Some of the work Jim Peppler is most proud while covering the South is his photography in forgotten communities, like Birmingham’s Little Korea. The area of about four blocks, situated north of what is now Reverend Abraham Woods Jr. Boulevard in what is now Fountain Heights, was inhabited mostly by some of the city’s most impoverished residents.

According to reporting by the Courier, the neighborhood was described as “a trap,” where the houses were “small frame structures or piles of concrete blocks.” A large part of Little Korea was swept away for construction of the Interstate 20/59 downtown viaduct.

Those are just some of the 11,000 photographs he took during the mid-60s as lead photographer for The Southern Courier, a Montgomery, Alabama-based weekly newspaper that Harvard University students founded to cover the Civil Rights Movement and people of color, both of which had largely been ignored throughout the South and rest of the nation.

He believes that part of his duty as a photographer is “to somehow make sure that the ignored people, people on the fringes of society, [people who] are valuable human beings just like you are or I am or anybody is, … are represented, are acknowledged.”

Peppler’s visits to the Magic City led to numerous images of Civil Rights Movement leaders, including the Rev. Fred L. Shuttlesworth speaking to demonstrators gathered downtown Birmingham outside the Jefferson County Courthouse to protest the incarceration of the Rev. Dr.
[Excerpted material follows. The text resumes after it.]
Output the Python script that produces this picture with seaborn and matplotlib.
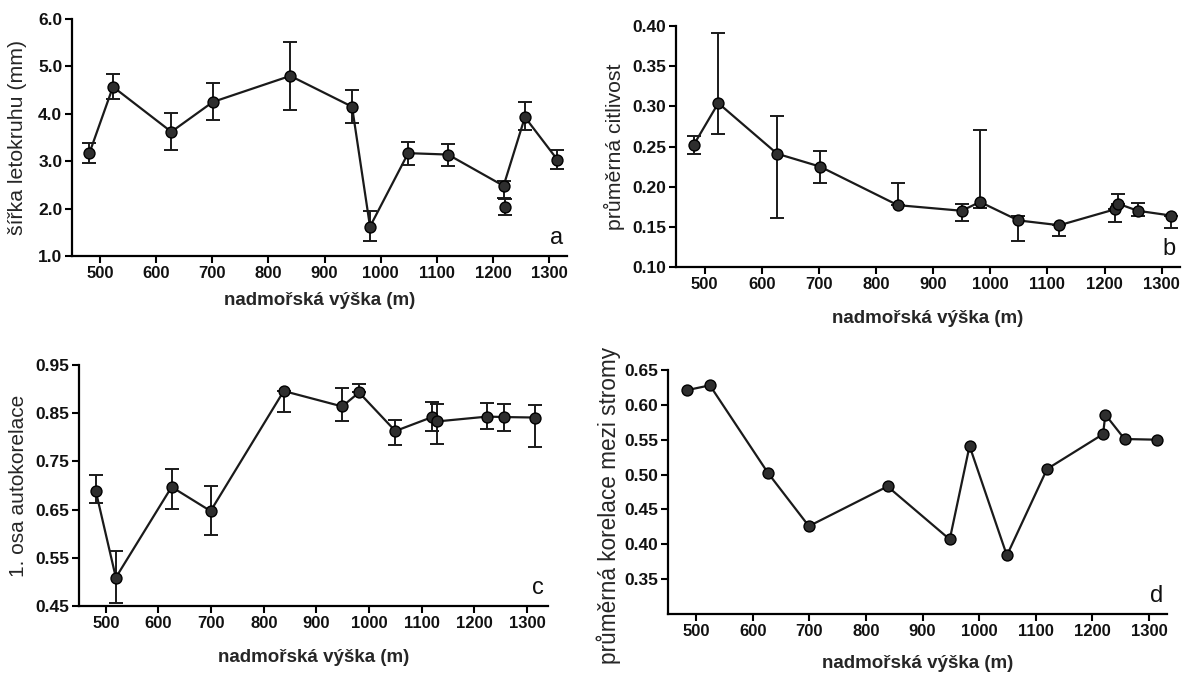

Martin Luther King Jr.

Peppler also remembers photographing a musical performance in Kelly Ingram Park, a performance that preceded a march, probably another protest of an arrest of Dr. King.

“[Musicians] were just out there performing for the public at that park out of their interest in and compassion for what was going on,” Peppler said. “I remember the march started there and then went on into town. I remember being struck by it just being mostly older women and children who were participating.”